Who is Osama bin Laden?
Although it remains unclear in these early hours who was responsible for the suicide attacks that have destroyed the world trade center and left many thousands dead, the growing evidence against Osama bin Laden should be supplemented by an understanding of bin Laden's past, particularly his important involvement with the Central Intelligence Agency in the war against the Peoples Democratic Party government of Afghanistan and its Soviet military supporters. An excellent article by Dilip Hiro in the Nation in 1999 makes important points about bin Laden's anti-Communist cold war connections and the blowback effects of his actions. First, the CIA , its Pakistani equivalent (ISI) and the government of Saudi Arabia provided the money, weapons, and material to recruit both Afghani and non-Afghani contras, train them in camps on the Pakistan-Afghanistan border, and direct their activities. The feudal regime in Saudi Arabia and the rightist military dictatorship in Pakistan both used religious"fundamentalism" as a rational for their activities.

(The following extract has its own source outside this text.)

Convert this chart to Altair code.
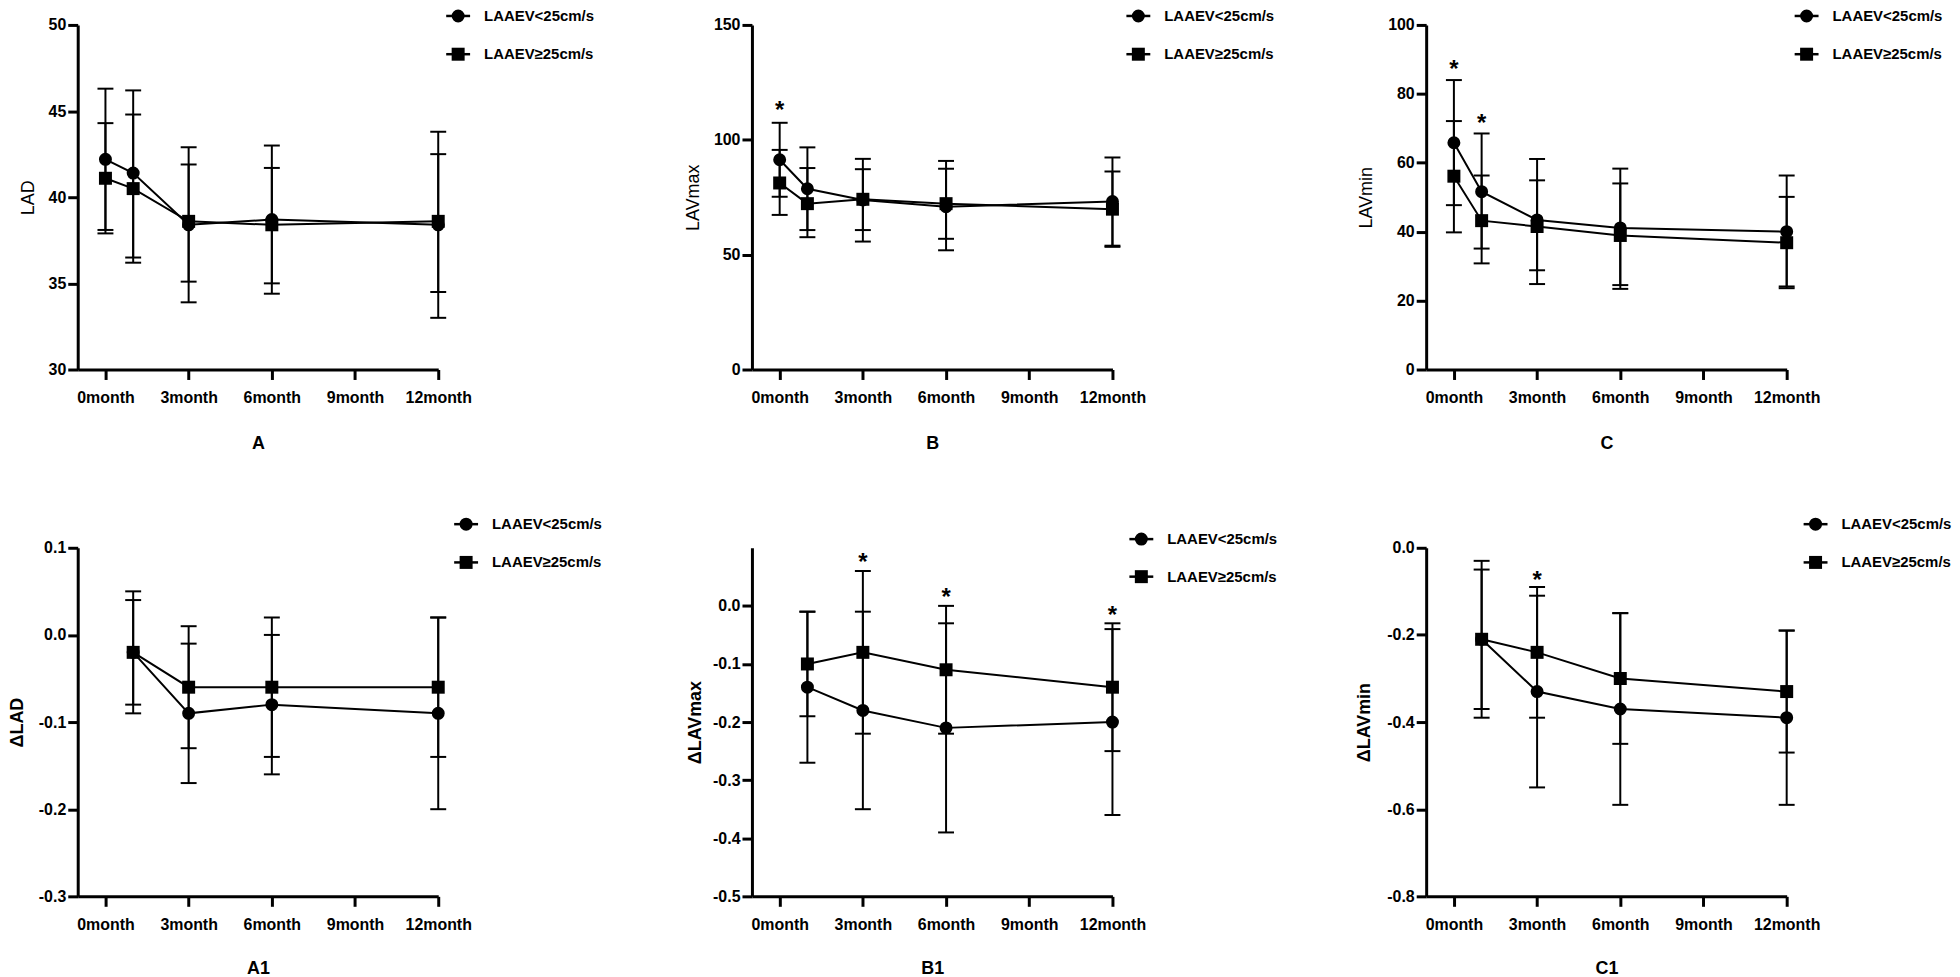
import altair as alt
import pandas as pd

# ---------------- data ----------------
series = ["LAAEV<25cm/s", "LAAEV≥25cm/s"]
months_top = [0, 1, 3, 6, 12]
months_bottom = [1, 3, 6, 12]
x_tick_values = [0, 3, 6, 9, 12]

# A: LAD
lad_low_mean = [42.2, 41.4, 38.4, 38.7, 38.4]
lad_low_upper = [46.3, 46.2, 42.9, 43.0, 43.8]
lad_low_lower = [38.1, 36.5, 33.9, 34.4, 33.0]
lad_high_mean = [41.1, 40.5, 38.6, 38.4, 38.6]
lad_high_upper = [44.3, 44.8, 41.9, 41.7, 42.5]
lad_high_lower = [37.9, 36.2, 35.1, 35.0, 34.5]

# B: LAVmax
lavmax_low_mean = [91.3, 78.7, 73.8, 70.9, 73.1]
lavmax_low_upper = [107.4, 96.7, 91.7, 90.8, 92.3]
lavmax_low_lower = [75.2, 60.7, 55.7, 51.9, 53.9]
lavmax_high_mean = [81.2, 72.2, 74.1, 72.2, 69.8]
lavmax_high_upper = [95.6, 87.7, 87.2, 87.4, 86.2]
lavmax_high_lower = [67.3, 57.6, 60.7, 56.9, 53.4]
lavmax_star_months = [0]
lavmax_star_values = [115.6]

# C: LAVmin
lavmin_low_mean = [65.8, 51.6, 43.4, 41.1, 40.0]
lavmin_low_upper = [84.0, 68.5, 61.1, 58.3, 56.3]
lavmin_low_lower = [47.7, 35.1, 24.8, 23.4, 23.6]
lavmin_high_mean = [56.1, 43.2, 41.5, 38.9, 36.8]
lavmin_high_upper = [72.1, 56.3, 54.9, 54.0, 50.1]
lavmin_high_lower = [39.8, 30.8, 28.8, 24.5, 24.1]
lavmin_star_months = [0, 1]
lavmin_star_values = [89.0, 73.3]

# A1: delta LAD
dlad_low_mean = [-0.02, -0.09, -0.08, -0.09]
dlad_low_upper = [0.05, -0.01, 0.00, 0.02]
dlad_low_lower = [-0.09, -0.17, -0.16, -0.20]
dlad_high_mean = [-0.02, -0.06, -0.06, -0.06]
dlad_high_upper = [0.04, 0.01, 0.02, 0.02]
dlad_high_lower = [-0.08, -0.13, -0.14, -0.14]

# B1: delta LAVmax
dlavmax_low_mean = [-0.14, -0.18, -0.21, -0.20]
dlavmax_low_upper = [-0.01, -0.01, -0.03, -0.04]
dlavmax_low_lower = [-0.27, -0.35, -0.39, -0.36]
dlavmax_high_mean = [-0.10, -0.08, -0.11, -0.14]
dlavmax_high_upper = [-0.01, 0.06, 0.00, -0.03]
dlavmax_high_lower = [-0.19, -0.22, -0.22, -0.25]
dlavmax_star_months = [3, 6, 12]
dlavmax_star_values = [0.085, 0.026, -0.005]

# C1: delta LAVmin
dlavmin_low_mean = [-0.21, -0.33, -0.37, -0.39]
dlavmin_low_upper = [-0.03, -0.11, -0.15, -0.19]
dlavmin_low_lower = [-0.39, -0.55, -0.59, -0.59]
dlavmin_high_mean = [-0.21, -0.24, -0.30, -0.33]
dlavmin_high_upper = [-0.05, -0.09, -0.15, -0.19]
dlavmin_high_lower = [-0.37, -0.39, -0.45, -0.47]
dlavmin_star_months = [3]
dlavmin_star_values = [-0.06]

FONT = "Liberation Sans"
BLACK = "#000000"
W = 362
H_TOP = 346
H_BOT = 350


def build_df(months, lm, lu, ll, hm, hu, hl):
    rows = []
    for s, mean, up, lo in [(series[0], lm, lu, ll), (series[1], hm, hu, hl)]:
        for m, v, u, l in zip(months, mean, up, lo):
            rows.append({"month": m, "series": s, "mean": v, "upper": u, "lower": l})
    return pd.DataFrame(rows)


def panel(df, star_months, star_values, ydomain, yticks, ylabel_expr, ytitle,
          ytitle_weight, ytitle_x, letter, letter_y, leg_x, leg_y1, leg_y2, height):
    x_axis = alt.Axis(values=x_tick_values, labelExpr="datum.value + 'month'",
                      title=letter, titleX=W / 2, titleY=letter_y, titleBaseline="middle",
                      titleAlign="center", titleFontSize=18, titleFontWeight="bold",
                      tickSize=10, labelPadding=10, labelFontSize=16, labelFontWeight="bold",
                      labelFlush=False, labelOverlap=False, grid=False,
                      domainColor=BLACK, domainWidth=3, tickColor=BLACK, tickWidth=3,
                      labelColor=BLACK, titleColor=BLACK)
    y_axis = alt.Axis(values=yticks, labelExpr=ylabel_expr, title=ytitle,
                      titleX=ytitle_x, titleY=height / 2, titleBaseline="middle",
                      titleAlign="center", titleAngle=270, titleFontSize=18,
                      titleFontWeight=ytitle_weight, tickSize=10, labelPadding=2,
                      labelFontSize=16, labelFontWeight="bold", labelFlush=False,
                      labelOverlap=False, grid=False,
                      domainColor=BLACK, domainWidth=3, tickColor=BLACK, tickWidth=3,
                      labelColor=BLACK, titleColor=BLACK)
    xscale = alt.Scale(domain=[-1, 12], nice=False, zero=False)
    yscale = alt.Scale(domain=ydomain, nice=False, zero=False)

    def X():
        return alt.X("month:Q", scale=xscale, axis=x_axis)

    def Y(field):
        return alt.Y(f"{field}:Q", scale=yscale, axis=y_axis)

    base = alt.Chart(df)
    err = base.mark_rule(color=BLACK, strokeWidth=2).encode(
        x=X(), y=Y("upper"), y2="lower:Q")
    cap_up = base.mark_tick(orient="horizontal", size=16, thickness=2, color=BLACK,
                            opacity=1).encode(x=X(), y=Y("upper"))
    cap_lo = base.mark_tick(orient="horizontal", size=16, thickness=2, color=BLACK,
                            opacity=1).encode(x=X(), y=Y("lower"))
    line = base.mark_line(color=BLACK, strokeWidth=2).encode(
        x=X(), y=Y("mean"), detail="series:N")
    pts = base.mark_point(filled=True, opacity=1, color=BLACK, size=170).encode(
        x=X(), y=Y("mean"),
        shape=alt.Shape("series:N", scale=alt.Scale(domain=series, range=["circle", "square"]),
                        legend=None))
    layers = [err, cap_up, cap_lo, line, pts]

    if star_months:
        sdf = pd.DataFrame({"month": star_months, "star": star_values})
        stars = alt.Chart(sdf).mark_text(text="*", fontSize=24, fontWeight="bold",
                                         color=BLACK, baseline="alphabetic", dy=14,
                                         font=FONT).encode(x=X(), y=Y("star"))
        layers.append(stars)

    # legend drawn as marks
    for i, (shape, ly) in enumerate([("circle", leg_y1), ("square", leg_y2)]):
        ldf = pd.DataFrame({"label": [series[i]]})
        lc = alt.Chart(ldf)
        layers.append(lc.mark_rule(color=BLACK, strokeWidth=2.5).encode(
            x=alt.value(leg_x - 12), x2=alt.value(leg_x + 12), y=alt.value(ly)))
        layers.append(lc.mark_point(shape=shape, filled=True, opacity=1, color=BLACK,
                                    size=170).encode(x=alt.value(leg_x), y=alt.value(ly)))
        layers.append(lc.mark_text(align="left", baseline="middle", fontSize=15,
                                   fontWeight="bold", color=BLACK, font=FONT).encode(
            x=alt.value(leg_x + 26), y=alt.value(ly), text="label:N"))

    return alt.layer(*layers).properties(width=W, height=height)


int_expr = "format(datum.value, 'd')"
dec_expr = "(datum.value < -0.00001 ? '-' : '') + format(abs(datum.value), '.1f')"

pA = panel(build_df(months_top, lad_low_mean, lad_low_upper, lad_low_lower,
                    lad_high_mean, lad_high_upper, lad_high_lower),
           [], [], [30, 50], [30, 35, 40, 45, 50], int_expr, "LAD", "normal", -49,
           "A", 74, 382, -9, 29.4, H_TOP)
pB = panel(build_df(months_top, lavmax_low_mean, lavmax_low_upper, lavmax_low_lower,
                    lavmax_high_mean, lavmax_high_upper, lavmax_high_lower),
           lavmax_star_months, lavmax_star_values, [0, 150], [0, 50, 100, 150], int_expr,
           "LAVmax", "normal", -59, "B", 74, 388, -9, 29.4, H_TOP)
pC = panel(build_df(months_top, lavmin_low_mean, lavmin_low_upper, lavmin_low_lower,
                    lavmin_high_mean, lavmin_high_upper, lavmin_high_lower),
           lavmin_star_months, lavmin_star_values, [0, 100], [0, 20, 40, 60, 80, 100],
           int_expr, "LAVmin", "normal", -60, "C", 74, 382, -9, 29.4, H_TOP)
pA1 = panel(build_df(months_bottom, dlad_low_mean, dlad_low_upper, dlad_low_lower,
                     dlad_high_mean, dlad_high_upper, dlad_high_lower),
            [], [], [-0.3, 0.1], [-0.3, -0.2, -0.1, 0.0, 0.1], dec_expr, "ΔLAD", "bold",
            -60, "A1", 72, 390, -23.7, 14.7, H_BOT)
pB1 = panel(build_df(months_bottom, dlavmax_low_mean, dlavmax_low_upper, dlavmax_low_lower,
                     dlavmax_high_mean, dlavmax_high_upper, dlavmax_high_lower),
            dlavmax_star_months, dlavmax_star_values, [-0.5, 0.1],
            [-0.5, -0.4, -0.3, -0.2, -0.1, 0.0], dec_expr, "ΔLAVmax", "bold", -57,
            "B1", 72, 391, -8.7, 29, H_BOT)
pC1 = panel(build_df(months_bottom, dlavmin_low_mean, dlavmin_low_upper, dlavmin_low_lower,
                     dlavmin_high_mean, dlavmin_high_upper, dlavmin_high_lower),
            dlavmin_star_months, dlavmin_star_values, [-0.8, 0.0],
            [-0.8, -0.6, -0.4, -0.2, 0.0], dec_expr, "ΔLAVmin", "bold", -62,
            "C1", 72, 391, -23.7, 14.7, H_BOT)

chart = alt.concat(pA, pB, pC, pA1, pB1, pC1, columns=3,
                   spacing=alt.RowColnumber(row=179, column=315),
                   bounds="flush").properties(
    padding={"left": 0, "top": -2, "right": 0, "bottom": 0},
    background="white",
).configure(font=FONT).configure_view(stroke="transparent").configure_axis(
    domainColor=BLACK, domainWidth=3, tickColor=BLACK, tickWidth=3,
    labelColor=BLACK, titleColor=BLACK, grid=False, labelFont=FONT, titleFont=FONT,
)

chart.save("out.html", embed_options={"renderer": "svg", "actions": False})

Bin Laden, scion of a wealthy Saudi family in the construction business, served as a leading organizer of Arab volunteers, a fund-raiser among wealthy Saudis for the campaign, and an important logistics person for the Afghan contras, working closely with the CIA and developing close relations with leaders of the present Taliban government. In the aftermath of the Gorbachev withdrawal and the CIA Afghan contra victory in Afghanistan, bin Laden emerged as a leader of Saudi veterans of the Afghan Contra war championing an extreme clerical policy in Saudi Arabia to the right of the feudal government, which banished him to Sudan in 1994. From then on, bin Laden, who went back to Afghanistan in 1995 and his supporters, called"Afghanis" in Saudi Arabia, have transferred the rhetoric that they used against Soviet Union to the United States,"Zionist Jews," and Christian"Crusaders." They have also applied the tactics of terror and murder that they were trained in by Pakistani and CIA personnel in the 1980s, first against U.S. installations in Saudi Arabia, then in Africa, possibly now perpetrating the greatest loss of life by a military attack on U.S. soil since the Civil War.

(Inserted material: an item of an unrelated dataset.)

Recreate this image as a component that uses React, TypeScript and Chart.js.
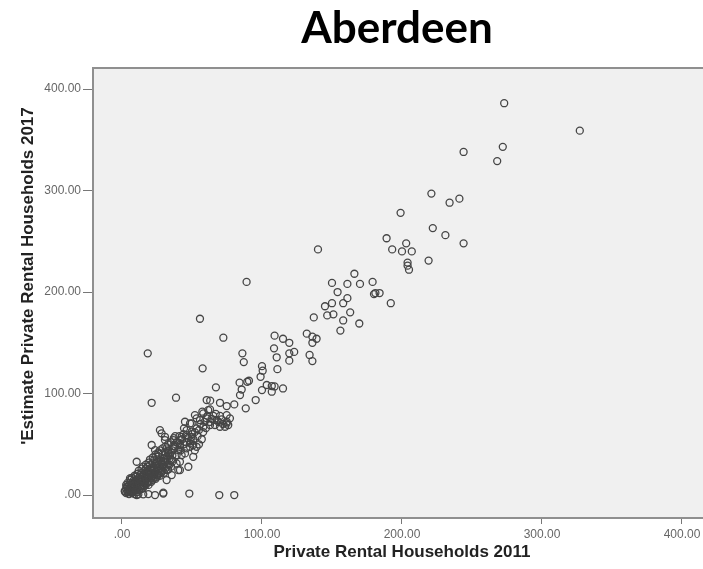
import React, { useEffect, useRef } from "react";
import { Chart, registerables } from "chart.js";

Chart.register(...registerables);

const CHART_TITLE = "Aberdeen";
const X_TITLE = "Private Rental Households 2011";
const Y_TITLE = "'Estimate Private Rental Households 2017";
const TICK_VALUES = [0, 100, 200, 300, 400];
const TICK_LABELS = [".00", "100.00", "200.00", "300.00", "400.00"];

// Private Rental Households 2011 (x) and Estimate 2017 (y), one entry per data zone
const households2011 = [
  273, 327, 244, 272, 268, 221, 234, 241, 199, 189, 193, 200, 203, 207, 222, 231, 244, 219, 204, 204, 205, 192, 184,
  140, 89, 166, 150, 161, 170, 179, 180, 181, 154, 161, 145, 150, 158,
  146.6, 151, 163, 158, 156, 169.5, 137, 132, 136, 139, 136, 134, 136, 109, 115, 119.5, 108.6, 110.5, 119.5, 123, 119.5,
  111, 100, 100.5, 99, 86, 87, 90.7, 84, 85.5, 84.3, 103.4, 107, 109, 115, 100, 107, 95.5, 88.4, 80.2, 74.8, 70, 63, 60.5,
  55.7, 72.4, 18.4, 57.6, 21.2, 38.6, 67.1, 89.5,
  11.7, 15.2, 23.6, 29.5, 48.1, 69.5, 80.2,
  57.4, 62.9, 52.1, 65.2, 60.5, 55.7, 71.2, 74.8, 75.9, 45, 49.8, 44.3, 49.8, 53.3, 58.1, 62.9, 66.4, 70, 49.8, 46.2,
  41.4, 36.7, 30.7, 28.3, 27.1, 48.6, 41.4, 36.7, 31.9, 50.9, 45, 39, 33,
  40.2, 48.6, 41.4, 40.2, 47.4, 50.9, 53.3, 46.2, 48.6, 53.3, 58.1, 61.6, 67.6, 74.8, 74.8, 73.6, 77.1,
  30.7, 42.6, 41.4, 40.2, 42.6, 39, 41.4, 35.5, 21.2, 23.6, 26, 30.7, 10.5, 31.9, 35.5, 31.9, 5.7, 3.3, 2.1, 4.5, 10.5, 18.8, 29.5,
  2, 3, 4, 4, 5, 5, 6, 6, 7, 7, 8, 8, 8, 9, 9, 10, 10, 10, 11, 11, 12, 12, 12, 13, 13, 13, 14, 14, 14, 15, 15, 15,
  16, 16, 16, 17, 17, 17, 18, 18, 18, 19, 19, 19, 20, 20, 20, 21, 21, 21, 22, 22, 22, 23, 23, 23, 24, 24, 25, 25, 25,
  26, 26, 26, 27, 27, 28, 28, 29, 29, 30, 30, 31, 32, 33, 33, 34, 35, 36, 37,
  3, 5, 6, 7, 8, 9, 9, 10, 11, 12, 13, 14, 14, 15, 16, 17, 18, 19, 20, 21, 22, 23, 24, 25, 26, 27, 28, 29, 30, 31,
  32, 33, 34, 35, 36, 3, 4, 6, 7, 9, 11, 12, 14, 15, 17, 19, 20, 22, 24, 26, 27, 29, 31, 33, 35, 37, 38,
  6, 8, 11, 13, 16, 18, 20, 22, 24, 26, 28, 30, 32, 34, 36, 38,
  39, 41, 43, 44, 46, 47, 49, 50, 51, 52, 54, 55, 56, 58, 59, 60, 61, 63, 64, 66, 67, 69, 70, 72, 42, 44, 46, 52, 55, 57,
];

const estimate2017 = [
  386, 359, 338, 343, 329, 297, 288, 292, 278, 253, 242, 240, 248, 240, 263, 256, 248, 231, 229, 226, 222, 189, 199,
  242, 210, 218, 209, 208, 208, 210, 198, 199, 200, 194, 186, 189, 189,
  177, 178, 180, 172, 162, 169, 175, 159, 156, 154, 150, 138, 132, 157, 154, 150, 144.5, 135.7, 139.6, 141, 132.4,
  124, 127, 122.5, 116.5, 139.6, 131, 112.6, 110.7, 104, 98.5, 108.4, 107.4, 107, 105, 103.4, 101.8, 93.6, 85.4, 89.3, 87.7, 90.9, 93, 93.6,
  173.7, 155, 139.6, 124.8, 90.9, 95.9, 106.1, 111.6,
  0.7, 0.7, 0, 1.5, 1.5, 0, 0,
  82.1, 84.4, 78.8, 78.1, 75.6, 73.9, 74.6, 72.2, 69, 72.2, 70.6, 65.7, 62.4, 65.7, 67.3, 69, 69, 67.3, 57.4, 59.1,
  54.2, 54.2, 54.2, 60.8, 64, 47.6, 47.6, 48.3, 46, 49.3, 41, 39.4, 41,
  50.9, 50.9, 32.8, 24.6, 27.9, 37.7, 47.6, 64, 70.6, 75.6, 80.5, 83.7, 73.9, 78.8, 70.6, 67.3, 75.6,
  57.4, 57.4, 49.3, 44.3, 39.4, 31.2, 24.6, 34.5, 49.3, 44.3, 41, 42.7, 32.8, 24.6, 19.7, 14.8, 16.4, 8.2, 3.3, 4.9, 0, 1, 2.3,
  4, 6, 3, 8, 5, 10, 7, 12, 4, 9, 6, 11, 14, 8, 13, 10, 15, 18, 7, 12, 9, 14, 17, 11, 16, 20, 13, 18, 22, 10, 15, 20,
  12, 17, 24, 14, 19, 26, 16, 21, 28, 13, 18, 23, 20, 25, 30, 17, 22, 27, 19, 24, 32, 21, 26, 35, 23, 29, 20, 27, 33,
  24, 30, 38, 22, 28, 26, 34, 30, 40, 28, 36, 33, 38, 30, 44, 36, 42, 39, 46,
  2, 1, 3, 2, 3, 4, 1, 5, 3, 5, 7, 6, 9, 7, 9, 10, 12, 10, 14, 13, 15, 17, 16, 18, 20, 19, 22, 24, 22, 26,
  28, 25, 30, 28, 33, 10, 12, 15, 17, 19, 21, 24, 26, 28, 30, 32, 35, 37, 40, 42, 44, 46, 48, 50, 52, 56, 58,
  9, 9, 15, 14, 20, 24, 22, 27, 31, 33, 31, 33, 35, 40, 44, 48,
  52, 58, 55, 60, 52, 56, 53, 60, 55, 62, 58, 64, 70, 62, 72, 66, 78, 72, 75, 74, 80, 72, 78, 70, 44, 50, 46, 44, 50, 55,
];

const framePlugin = {
  id: "spssFrame",
  beforeDatasetsDraw(chart: any) {
    const { ctx, chartArea: a } = chart;
    ctx.save();
    ctx.fillStyle = "#f0f0f0";
    ctx.fillRect(a.left, a.top, a.right - a.left, a.bottom - a.top);
    ctx.restore();
  },
  afterDraw(chart: any) {
    const { ctx, chartArea: a } = chart;
    ctx.save();
    ctx.strokeStyle = "#8f8f8f";
    ctx.lineWidth = 2;
    ctx.strokeRect(a.left, a.top, a.right - a.left + 6, a.bottom - a.top);

    ctx.fillStyle = "#000";
    ctx.textAlign = "center";
    ctx.textBaseline = "middle";
    ctx.font = "bold 44px Lato, 'Open Sans', sans-serif";
    ctx.fillText(CHART_TITLE, 397, 29);

    ctx.fillStyle = "#222";
    ctx.font = "bold 17px 'Liberation Sans', Arial, sans-serif";
    ctx.fillText(X_TITLE, 402, 552);

    ctx.translate(28, 276);
    ctx.rotate(-Math.PI / 2);
    ctx.fillText(Y_TITLE, 0, 0);
    ctx.restore();
  },
};

export default function App() {
  const ref = useRef<HTMLCanvasElement | null>(null);

  useEffect(() => {
    if (!ref.current) return;
    const points = households2011.map((x, i) => ({ x, y: estimate2017[i] }));
    const tickFont = { family: "'Liberation Sans', Arial, sans-serif", size: 12 };
    const setTicks = (s: any) => {
      s.ticks = TICK_VALUES.map((v) => ({ value: v }));
    };
    const fmt = (v: any) => {
      const i = TICK_VALUES.indexOf(Number(v));
      return i >= 0 ? TICK_LABELS[i] : "";
    };
    const chart = new Chart(ref.current, {
      type: "scatter",
      data: {
        datasets: [
          {
            data: points,
            pointRadius: 3.5,
            pointBorderWidth: 1.3,
            pointBorderColor: "#454545",
            pointBackgroundColor: "rgba(0,0,0,0)",
            pointHoverRadius: 3.5,
          },
        ],
      },
      options: {
        responsive: false,
        animation: false,
        devicePixelRatio: 1,
        layout: { autoPadding: false, padding: { top: 68, left: 0, right: 0, bottom: 0 } },
        plugins: { legend: { display: false }, tooltip: { enabled: false }, title: { display: false } },
        scales: {
          x: {
            type: "linear",
            min: -20.7,
            max: 415,
            afterBuildTicks: setTicks,
            afterFit: (s: any) => {
              s.height = 51;
              s.paddingLeft = 0;
              s.paddingRight = 0;
            },
            grid: { drawOnChartArea: false, drawTicks: true, tickLength: 6, color: "#777", lineWidth: 1 },
            border: { display: false },
            ticks: { font: tickFont, color: "#666", padding: 3, maxRotation: 0, autoSkip: false, callback: fmt },
          },
          y: {
            type: "linear",
            min: -22.6,
            max: 420.7,
            afterBuildTicks: setTicks,
            afterFit: (s: any) => {
              s.width = 93;
              s.paddingTop = 0;
              s.paddingBottom = 0;
            },
            grid: { drawOnChartArea: false, drawTicks: true, tickLength: 10, color: "#777", lineWidth: 1 },
            border: { display: false },
            ticks: { font: tickFont, color: "#666", padding: 2, autoSkip: false, callback: fmt },
          },
        },
      },
      plugins: [framePlugin],
    });
    return () => chart.destroy();
  }, []);

  return (
    <div style={{ position: "fixed", left: 0, top: 0, width: 703, height: 569, background: "#fff" }}>
      <canvas ref={ref} width={703} height={569} style={{ display: "block" }} />
    </div>
  );
}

If bin Laden is responsible for these atrocities, he and the Taliban government that is his ally and friend are Frankenstein monsters of the U.S. rightwingers and cold warriors who trained them, armed them, and proclaimed them"heroic freedom fighters" in the 1980s. As the old German conservative Prime Minister Konrad Adenauer said to Dwight Eisenhower about Joe McCarthy in the 1950s, it is not so easy to get rid of such people once you create them (Adenauer was alluding to the German establishment's experience with Hitler). It is important that bin Laden's cold war and CIA connections not be forgotten, as were Saddam Hussein's and Manuel Noriega's.
It is also important that progressives in Congress demand a full investigation of what has been the most colossal failure of intelligence in U.S. history, since warnings of a major attack were coming in from many sources over the last few weeks. Calls for expanding the present $330 billion military budget should be answered forcefully by saying that a military industrial complex that exists to provide billions in profits for corporations and police the world, but was nowhere to be found when it came to defending the people of the United States, needs to be re-examined. That President Bush seemed to be running and hiding rather than offering leadership as the attack should also be investigated.
If we do not understand the policies that produced the horror that has now engulfed our nation and people, we risk an escalating cycle of violence that may repeat it.